◆ **Given task**
The listing below must be repeated word for word, with its images excluded.

◆ **Material shown**
--------------------------------------------------

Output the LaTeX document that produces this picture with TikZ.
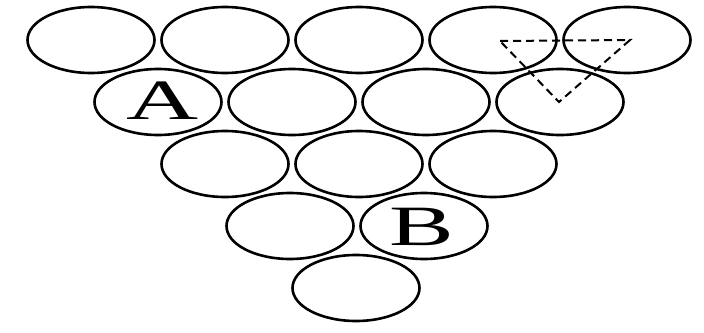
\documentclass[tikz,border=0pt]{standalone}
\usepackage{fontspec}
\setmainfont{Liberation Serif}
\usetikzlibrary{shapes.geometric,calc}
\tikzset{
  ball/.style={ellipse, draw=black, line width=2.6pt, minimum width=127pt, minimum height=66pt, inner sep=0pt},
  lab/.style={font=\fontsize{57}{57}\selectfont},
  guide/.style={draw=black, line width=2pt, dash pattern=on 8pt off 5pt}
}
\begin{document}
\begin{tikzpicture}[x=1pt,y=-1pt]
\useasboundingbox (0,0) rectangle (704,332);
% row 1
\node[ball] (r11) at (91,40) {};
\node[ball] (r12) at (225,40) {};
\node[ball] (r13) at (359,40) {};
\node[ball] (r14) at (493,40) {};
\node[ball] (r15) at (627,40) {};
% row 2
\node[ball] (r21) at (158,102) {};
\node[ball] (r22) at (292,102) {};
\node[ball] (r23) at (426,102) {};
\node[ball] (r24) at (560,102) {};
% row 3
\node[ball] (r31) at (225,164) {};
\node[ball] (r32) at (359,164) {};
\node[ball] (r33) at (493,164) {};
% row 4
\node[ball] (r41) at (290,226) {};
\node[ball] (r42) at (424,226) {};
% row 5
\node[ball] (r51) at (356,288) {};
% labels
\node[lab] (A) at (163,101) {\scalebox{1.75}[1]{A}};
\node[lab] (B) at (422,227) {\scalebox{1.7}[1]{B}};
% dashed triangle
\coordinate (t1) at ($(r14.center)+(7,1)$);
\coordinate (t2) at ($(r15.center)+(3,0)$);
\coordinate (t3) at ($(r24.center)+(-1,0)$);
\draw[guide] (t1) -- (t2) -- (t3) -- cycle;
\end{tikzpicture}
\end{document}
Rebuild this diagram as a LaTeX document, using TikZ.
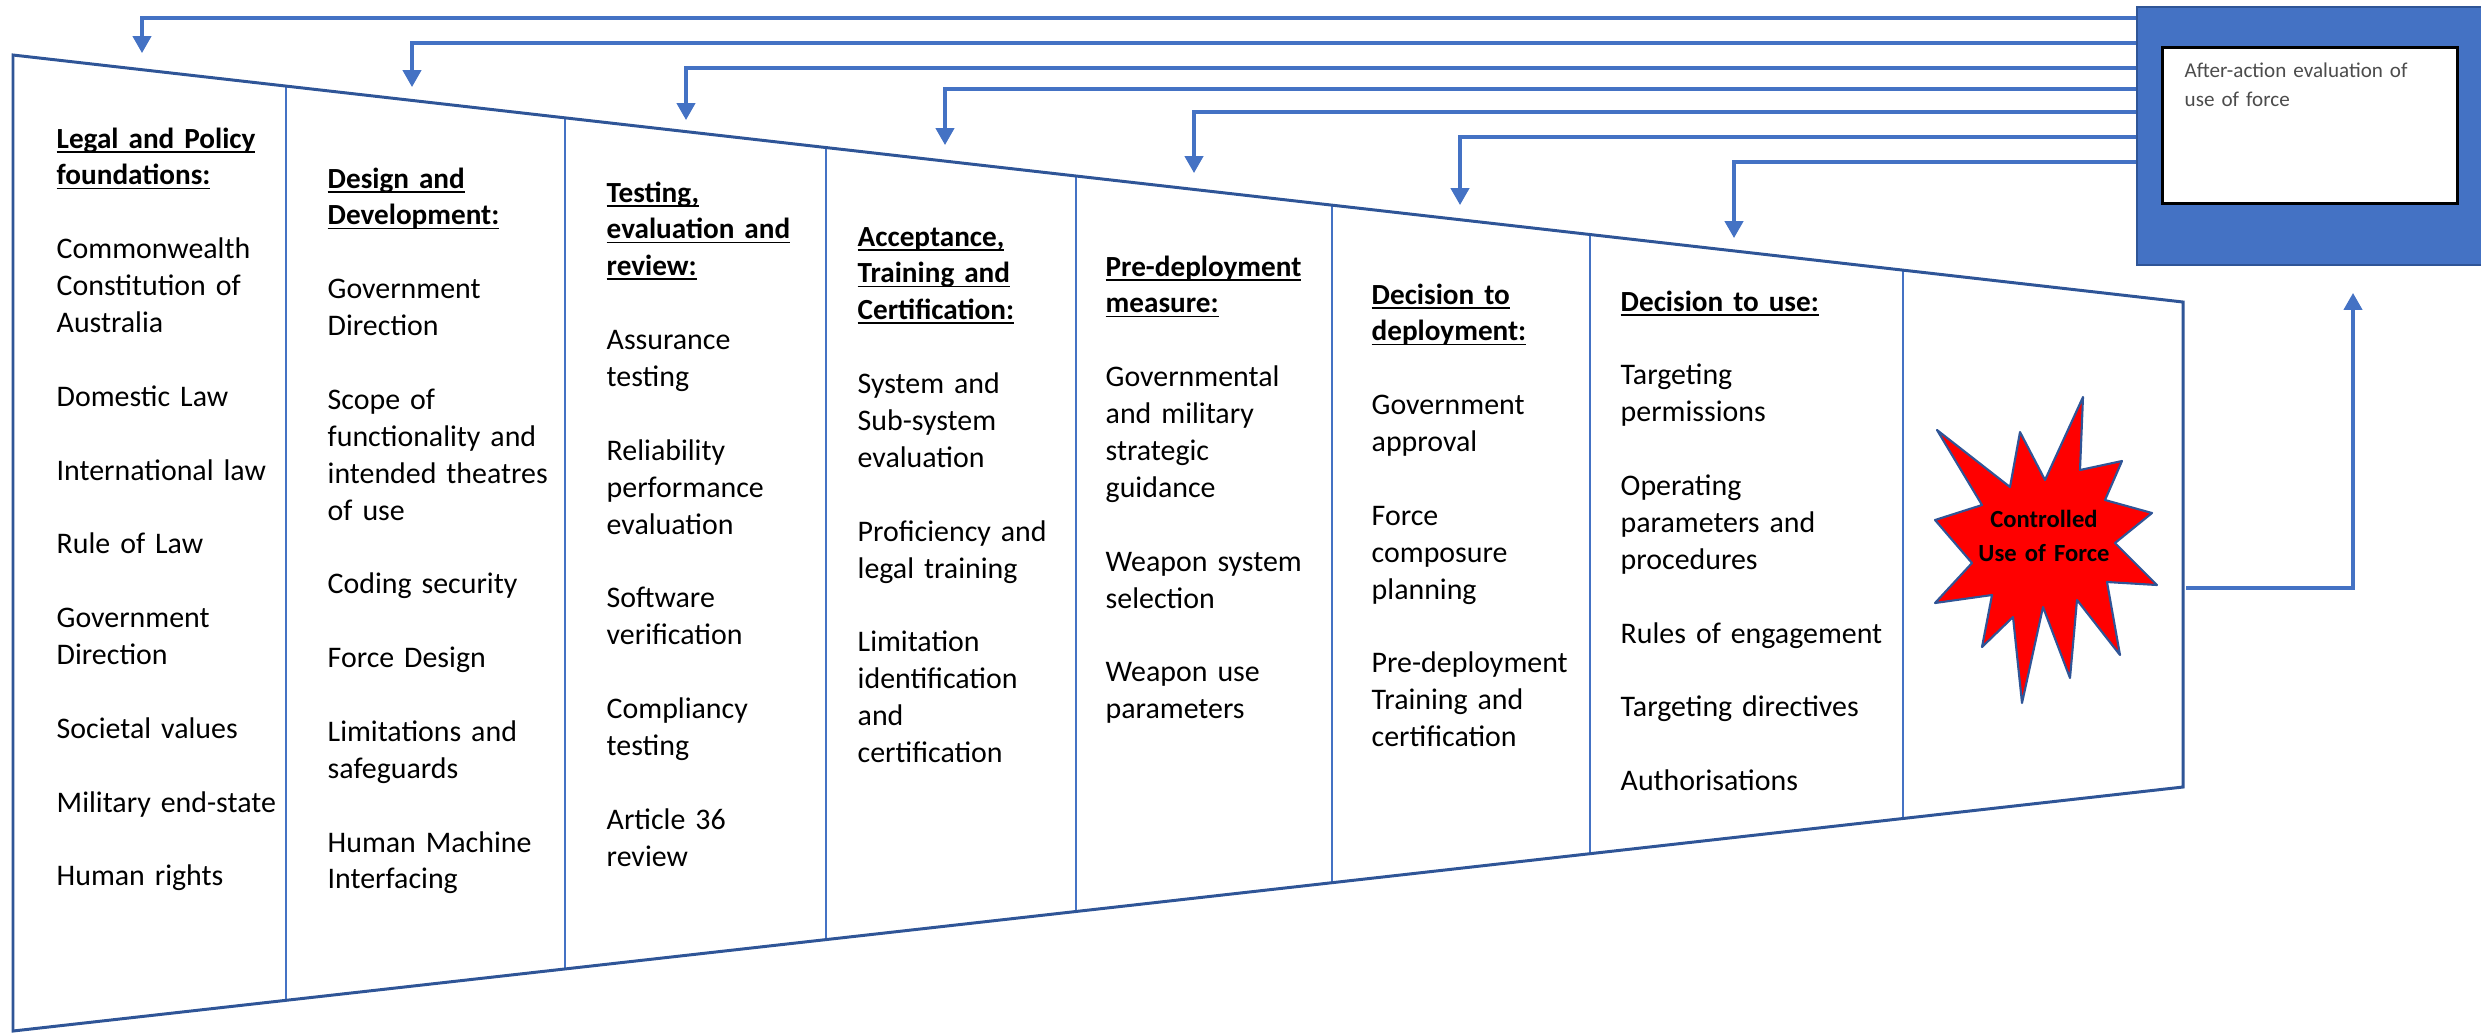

--------------------------------------------------

◆ **Result**
Output the LaTeX document that produces this picture with TikZ.
\documentclass[tikz,border=0pt]{standalone}
\usepackage{fontspec}
\setmainfont{Liberation Serif}
\usetikzlibrary{shapes.geometric,calc}
\tikzset{
  ball/.style={ellipse, draw=black, line width=2.6pt, minimum width=127pt, minimum height=66pt, inner sep=0pt},
  lab/.style={font=\fontsize{57}{57}\selectfont},
  guide/.style={draw=black, line width=2pt, dash pattern=on 8pt off 5pt}
}
\begin{document}
\begin{tikzpicture}[x=1pt,y=-1pt]
\useasboundingbox (0,0) rectangle (704,332);
% row 1
\node[ball] (r11) at (91,40) {};
\node[ball] (r12) at (225,40) {};
\node[ball] (r13) at (359,40) {};
\node[ball] (r14) at (493,40) {};
\node[ball] (r15) at (627,40) {};
% row 2
\node[ball] (r21) at (158,102) {};
\node[ball] (r22) at (292,102) {};
\node[ball] (r23) at (426,102) {};
\node[ball] (r24) at (560,102) {};
% row 3
\node[ball] (r31) at (225,164) {};
\node[ball] (r32) at (359,164) {};
\node[ball] (r33) at (493,164) {};
% row 4
\node[ball] (r41) at (290,226) {};
\node[ball] (r42) at (424,226) {};
% row 5
\node[ball] (r51) at (356,288) {};
% labels
\node[lab] (A) at (163,101) {\scalebox{1.75}[1]{A}};
\node[lab] (B) at (422,227) {\scalebox{1.7}[1]{B}};
% dashed triangle
\coordinate (t1) at ($(r14.center)+(7,1)$);
\coordinate (t2) at ($(r15.center)+(3,0)$);
\coordinate (t3) at ($(r24.center)+(-1,0)$);
\draw[guide] (t1) -- (t2) -- (t3) -- cycle;
\end{tikzpicture}
\end{document}
Rebuild this diagram as a LaTeX document, using TikZ.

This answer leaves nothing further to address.